- To be done
How many lines in the entries below include the string "chart"? Answer with the number only.
Begin Information provided
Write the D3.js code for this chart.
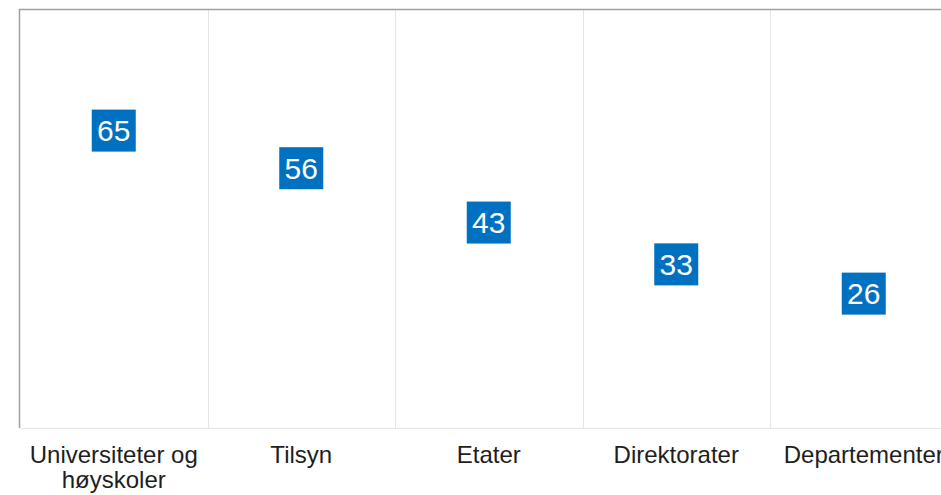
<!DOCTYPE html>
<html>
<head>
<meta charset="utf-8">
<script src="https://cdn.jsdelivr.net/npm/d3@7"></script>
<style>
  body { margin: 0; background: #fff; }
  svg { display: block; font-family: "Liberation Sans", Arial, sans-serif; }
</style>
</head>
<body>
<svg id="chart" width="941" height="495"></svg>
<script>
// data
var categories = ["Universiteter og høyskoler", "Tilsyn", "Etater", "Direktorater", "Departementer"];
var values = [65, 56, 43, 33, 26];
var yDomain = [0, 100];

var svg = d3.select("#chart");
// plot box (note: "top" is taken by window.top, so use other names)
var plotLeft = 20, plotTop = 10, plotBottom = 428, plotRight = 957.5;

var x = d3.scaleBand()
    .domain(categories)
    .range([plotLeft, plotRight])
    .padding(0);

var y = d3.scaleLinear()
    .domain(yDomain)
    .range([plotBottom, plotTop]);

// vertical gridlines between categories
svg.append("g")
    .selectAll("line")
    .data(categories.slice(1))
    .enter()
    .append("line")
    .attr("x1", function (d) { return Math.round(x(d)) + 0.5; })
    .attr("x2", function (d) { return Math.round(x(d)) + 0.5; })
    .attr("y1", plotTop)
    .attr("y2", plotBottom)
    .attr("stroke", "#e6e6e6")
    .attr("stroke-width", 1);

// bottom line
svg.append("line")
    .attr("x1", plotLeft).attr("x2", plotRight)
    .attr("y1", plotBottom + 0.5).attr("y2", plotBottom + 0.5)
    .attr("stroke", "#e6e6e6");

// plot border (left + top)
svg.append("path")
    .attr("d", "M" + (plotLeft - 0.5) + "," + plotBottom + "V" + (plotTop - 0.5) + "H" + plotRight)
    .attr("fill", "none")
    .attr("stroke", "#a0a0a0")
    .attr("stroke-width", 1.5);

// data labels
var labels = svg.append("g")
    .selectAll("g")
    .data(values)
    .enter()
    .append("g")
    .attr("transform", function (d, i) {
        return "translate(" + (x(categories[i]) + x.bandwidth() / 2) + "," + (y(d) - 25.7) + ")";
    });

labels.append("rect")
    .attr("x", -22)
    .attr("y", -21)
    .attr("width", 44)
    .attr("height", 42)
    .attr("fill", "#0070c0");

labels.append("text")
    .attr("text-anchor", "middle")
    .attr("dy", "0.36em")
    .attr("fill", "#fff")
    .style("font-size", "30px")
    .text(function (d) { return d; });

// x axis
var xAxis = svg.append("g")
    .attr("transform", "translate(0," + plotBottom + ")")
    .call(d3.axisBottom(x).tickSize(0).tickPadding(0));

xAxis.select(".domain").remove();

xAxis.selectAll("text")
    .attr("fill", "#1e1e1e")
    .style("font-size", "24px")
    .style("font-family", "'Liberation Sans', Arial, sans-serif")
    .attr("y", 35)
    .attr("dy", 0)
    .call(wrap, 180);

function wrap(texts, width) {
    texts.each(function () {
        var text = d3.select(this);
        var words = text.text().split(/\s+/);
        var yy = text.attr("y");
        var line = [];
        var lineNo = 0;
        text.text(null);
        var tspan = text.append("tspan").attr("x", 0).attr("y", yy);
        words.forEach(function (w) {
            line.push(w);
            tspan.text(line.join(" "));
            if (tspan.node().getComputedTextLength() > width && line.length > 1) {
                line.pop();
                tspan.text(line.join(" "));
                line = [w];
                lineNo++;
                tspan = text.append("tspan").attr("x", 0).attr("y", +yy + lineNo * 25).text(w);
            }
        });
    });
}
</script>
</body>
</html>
End Information provided
Begin Information provided
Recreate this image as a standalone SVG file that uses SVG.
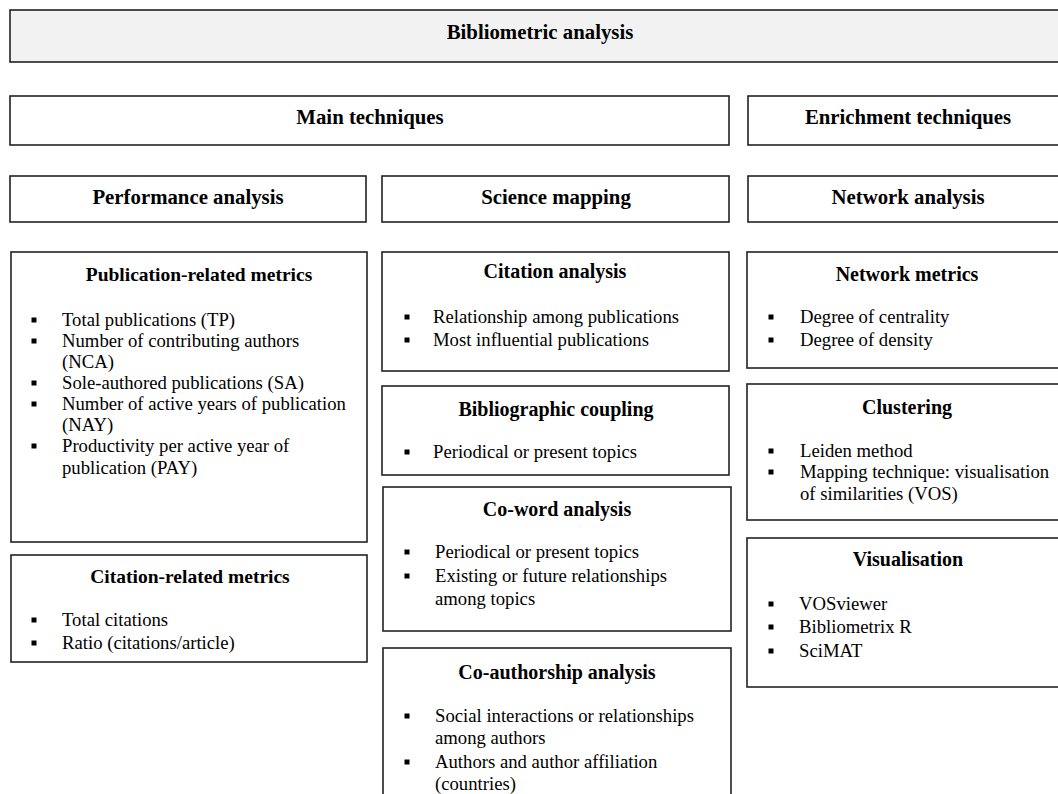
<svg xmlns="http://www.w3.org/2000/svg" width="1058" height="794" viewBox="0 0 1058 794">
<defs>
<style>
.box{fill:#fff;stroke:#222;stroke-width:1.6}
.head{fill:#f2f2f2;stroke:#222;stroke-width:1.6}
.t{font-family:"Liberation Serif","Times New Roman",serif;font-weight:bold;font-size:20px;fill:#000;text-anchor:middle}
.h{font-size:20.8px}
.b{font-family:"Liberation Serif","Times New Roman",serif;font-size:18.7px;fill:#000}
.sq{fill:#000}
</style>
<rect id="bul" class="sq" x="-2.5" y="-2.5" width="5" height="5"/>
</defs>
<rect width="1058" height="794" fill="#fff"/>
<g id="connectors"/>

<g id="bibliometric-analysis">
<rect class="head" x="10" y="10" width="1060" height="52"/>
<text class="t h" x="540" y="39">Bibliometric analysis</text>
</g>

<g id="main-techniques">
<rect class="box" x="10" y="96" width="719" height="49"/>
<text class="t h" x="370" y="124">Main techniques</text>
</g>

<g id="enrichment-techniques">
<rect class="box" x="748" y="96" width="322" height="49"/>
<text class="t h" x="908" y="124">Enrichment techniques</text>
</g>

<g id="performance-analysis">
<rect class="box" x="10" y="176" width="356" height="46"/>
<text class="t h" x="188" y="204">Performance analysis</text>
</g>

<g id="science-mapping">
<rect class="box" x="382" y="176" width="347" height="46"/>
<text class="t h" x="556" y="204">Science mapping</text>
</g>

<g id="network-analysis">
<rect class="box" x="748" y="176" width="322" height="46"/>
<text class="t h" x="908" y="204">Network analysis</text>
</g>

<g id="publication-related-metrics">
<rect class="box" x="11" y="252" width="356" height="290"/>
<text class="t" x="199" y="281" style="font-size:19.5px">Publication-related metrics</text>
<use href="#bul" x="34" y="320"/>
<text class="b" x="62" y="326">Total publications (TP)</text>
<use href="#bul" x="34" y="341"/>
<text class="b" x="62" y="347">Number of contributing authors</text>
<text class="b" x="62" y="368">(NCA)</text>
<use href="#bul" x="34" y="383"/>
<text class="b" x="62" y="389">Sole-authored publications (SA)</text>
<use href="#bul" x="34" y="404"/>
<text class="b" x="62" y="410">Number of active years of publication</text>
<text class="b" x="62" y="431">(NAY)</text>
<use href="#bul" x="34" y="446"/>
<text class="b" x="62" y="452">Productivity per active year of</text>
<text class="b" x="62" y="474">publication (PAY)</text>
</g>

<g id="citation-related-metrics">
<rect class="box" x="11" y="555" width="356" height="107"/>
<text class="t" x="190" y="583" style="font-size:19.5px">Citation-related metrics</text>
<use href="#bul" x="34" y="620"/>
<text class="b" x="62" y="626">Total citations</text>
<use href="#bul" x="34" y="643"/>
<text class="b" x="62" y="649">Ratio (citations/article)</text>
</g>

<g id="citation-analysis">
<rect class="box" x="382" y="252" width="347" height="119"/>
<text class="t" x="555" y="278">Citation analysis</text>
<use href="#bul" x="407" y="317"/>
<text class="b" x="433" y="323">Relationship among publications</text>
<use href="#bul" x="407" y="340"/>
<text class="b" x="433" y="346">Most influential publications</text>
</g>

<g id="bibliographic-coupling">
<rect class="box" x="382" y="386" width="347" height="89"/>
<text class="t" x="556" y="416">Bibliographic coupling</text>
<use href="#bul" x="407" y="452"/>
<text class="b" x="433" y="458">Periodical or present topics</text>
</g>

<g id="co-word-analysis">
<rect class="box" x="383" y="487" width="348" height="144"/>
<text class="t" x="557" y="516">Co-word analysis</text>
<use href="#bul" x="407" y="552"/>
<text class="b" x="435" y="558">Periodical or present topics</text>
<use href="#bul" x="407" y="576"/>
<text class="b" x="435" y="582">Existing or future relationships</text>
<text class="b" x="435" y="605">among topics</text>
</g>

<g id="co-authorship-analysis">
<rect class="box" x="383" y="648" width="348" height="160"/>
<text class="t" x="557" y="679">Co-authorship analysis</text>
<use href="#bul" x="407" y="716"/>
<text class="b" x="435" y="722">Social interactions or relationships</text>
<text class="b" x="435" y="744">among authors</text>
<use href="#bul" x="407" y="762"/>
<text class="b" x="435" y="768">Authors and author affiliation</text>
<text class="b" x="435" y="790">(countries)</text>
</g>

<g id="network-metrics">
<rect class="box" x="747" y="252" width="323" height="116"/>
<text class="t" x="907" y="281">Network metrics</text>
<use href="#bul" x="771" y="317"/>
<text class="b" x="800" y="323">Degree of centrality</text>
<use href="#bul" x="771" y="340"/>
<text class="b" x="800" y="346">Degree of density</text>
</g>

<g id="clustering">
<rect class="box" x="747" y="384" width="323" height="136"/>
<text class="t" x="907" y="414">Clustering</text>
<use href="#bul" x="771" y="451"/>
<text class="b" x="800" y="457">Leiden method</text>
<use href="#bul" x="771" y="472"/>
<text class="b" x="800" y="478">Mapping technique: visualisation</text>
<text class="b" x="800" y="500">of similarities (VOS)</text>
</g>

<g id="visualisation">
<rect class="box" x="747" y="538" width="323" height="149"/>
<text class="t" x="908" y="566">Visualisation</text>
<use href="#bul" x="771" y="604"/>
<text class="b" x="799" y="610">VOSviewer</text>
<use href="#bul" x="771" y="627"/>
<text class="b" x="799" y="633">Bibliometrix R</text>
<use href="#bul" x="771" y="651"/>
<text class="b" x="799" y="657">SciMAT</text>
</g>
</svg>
End Information provided
- Task answer
3